Hoy quiero referirme a una secta de creyentes que -contra toda evidencia- continúan pregonando la invencibilidad de la democracia liberal en el mundo. Llamémoslos, por decir algo, “La Iglesia del Liberalismo Triunfante”
Texto por: Juan Pablo Delgado Cantú
Si algo he entendido en mi breve investigación sobre cultos, es que la participación en uno de ellos nunca fue exclusiva de personas delirantes o con tendencias milenaristas.

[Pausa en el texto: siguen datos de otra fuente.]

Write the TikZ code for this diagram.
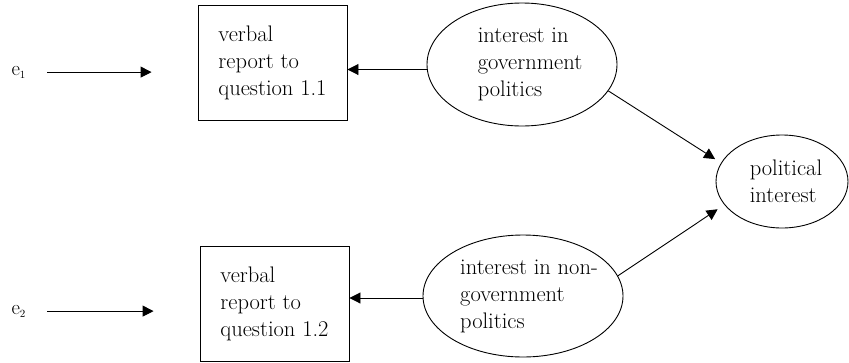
\documentclass[tikz,border=0pt]{standalone}
\usetikzlibrary{shapes.geometric,arrows.meta}
\begin{document}
\begin{tikzpicture}[x=1pt,y=-1pt,
  txt/.style={font=\fontsize{22.5}{27}\selectfont},
  obs/.style={draw,line width=0.9pt,rectangle,minimum width=149pt,minimum height=115pt,align=left,txt},
  lat/.style={draw,line width=0.9pt,ellipse,inner sep=0pt},
  arr/.style={line width=0.9pt,-{Triangle[length=11pt,width=11pt]}}]
\useasboundingbox (0,0) rectangle (849,362);
% error terms
\node[txt,anchor=base west] (e1) at (8,75) {$\mathrm{e}_{\scriptscriptstyle 1}$};
\node[txt,anchor=base west] (e2) at (8,314) {$\mathrm{e}_{\scriptscriptstyle 2}$};
% verbal reports
\node[obs] (rep1) at (272.5,62.5) {verbal\\report to\\question 1.1};
\node[obs] (rep2) at (274.5,304) {verbal\\report to\\question 1.2};
% latent variables
\node[lat,minimum width=190pt,minimum height=123pt,
  label={[txt,align=left,xshift=8pt]center:interest in\\government\\politics}] (gov) at (522,64.5) {};
\node[lat,minimum width=200pt,minimum height=122pt,
  label={[txt,align=left,xshift=6pt]center:interest in non-\\government\\politics}] (nongov) at (523,296) {};
\node[lat,minimum width=132pt,minimum height=93pt,
  label={[txt,align=left,xshift=4pt]center:political\\interest}] (pol) at (782,181.5) {};
% arrows
\draw[arr,shorten <=18pt,shorten >=46pt] (e1.east) -- (e1.east -| rep1.west);
\draw[arr,shorten <=18pt,shorten >=46pt] (e2.east) -- (e2.east -| rep2.west);
\draw[arr] ([yshift=-5pt]gov.west) -- ([yshift=-5pt]gov.west -| rep1.east);
\draw[arr] ([yshift=-2pt]nongov.west) -- ([yshift=-2pt]nongov.west -| rep2.east);
\draw[arr,shorten >=7pt] (gov.-17) -- (pol.163);
\draw[arr,shorten >=8pt] (nongov.12) -- (pol.202);
\end{tikzpicture}
\end{document}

Como expliqué en mi columna anterior [“El Síndrome de Estrumpcolmo”, Vértigo #1039], incluso cuando las creencias de un grupo sean ilógicas o disparatadas, la mayoría de los seguidores suelen ser personas funcionales, con educación, y provenientes de familias estables. Esto lo hemos visto en las últimas décadas, desde individuos que pertenecen a QAnon, NXIVM, o Heaven's Gate.
Con esto en mente, quisiera expandir un poco mi muestra de análisis para buscar tendencias cultistas en otros sectores de la sociedad que generalmente suelen ser considerados ilustrados y racionales. En particular, explorar las manías que subsisten en los círculos más altos de la academia y de la filosofía política. Por esto, hoy quiero referirme a una secta de creyentes que -contra toda evidencia- continúan pregonando la invencibilidad de la democracia liberal en el mundo. Llamémoslos, por decir algo, “La Iglesia del Liberalismo Triunfante”.
El credo central de su catecismo es la idea de que la globalización llevará invariablemente a un mundo más democrático y con mayor respeto a las libertades políticas, económicas y sociales. Que frente al incremento en el intercambio comercial y cultural, el liberalismo terminaría por permear a las naciones de todos los continentes; culminando con la destrucción de todas las barreras autoritarias y dictatoriales.
¿Les suena muy familiar, verdad? ¡Y cómo nos gustaría que todo esto fuera cierto! Por desgracia, toda la evidencia apunta en contra de esta gran ficción. Lo peligroso del asunto es que, de no abandonar nuestra ceguera religiosa, quizá un día despertemos y ya sea demasiado tarde para salvaguardar algo del naufragio democrático.
Veamos la evidencia: Por un lado, The Economist Intelligence Unit, que revisa y califica el estado de la democracia en 167 países, reveló que el año pasado sólo el 8.4% de la población mundial vivía en una “democracia plena”; mientras que más de un tercio de la humanidad vivía bajo un régimen autoritario. En su puntaje sobre salud democrática, el promedio mundial obtuvo una calificación de 5.37 de 10, el más bajo desde que The Economist comenzó sus mediciones en 2006.
También están las mediciones de Freedom House, que en su último informe concluyó que el estado de la democracia y los derechos humanos había empeorado en 80 países desde que inició la pandemia del covid-19. De acuerdo con Freedom House, en los últimos cuatro años, más de 100 países se han vuelto “menos democráticos” incluyendo a Canadá, Estados Unidos y la mayoría de Europa Occidental. ¡Terribles noticias!
Esto debería ser la alarma que despierte a todos que deseamos un mundo regido por los principios de una democracia liberal. Que algo quede claro: el liberalismo no goza de buena salud, está perdiendo la batalla en todo el mundo y revertir esta tendencia no será nada sencillo.
¿Qué podemos hacer? Lo primero sería reconocer que estamos en graves problemas. Lo segundo, dejar de pensar que la democracia es inevitable en un mundo globalizado. ¡Nunca lo fue! Lo tercero es comprender que toda acción anti-liberal que tome un gobierno -por más pequeña que sea- ayuda a erosionar la estructura democrática de un país; algo evidente con las numerosas medidas iliberales tomadas durante la pandemia del covid-19.
Es momento de escapar de La Iglesia del Liberalismo Triunfante y defender las últimas libertades que nos quedan. La luz al final del túnel no parece ser el paraíso prometido, sino un tren acercándose a toda velocidad.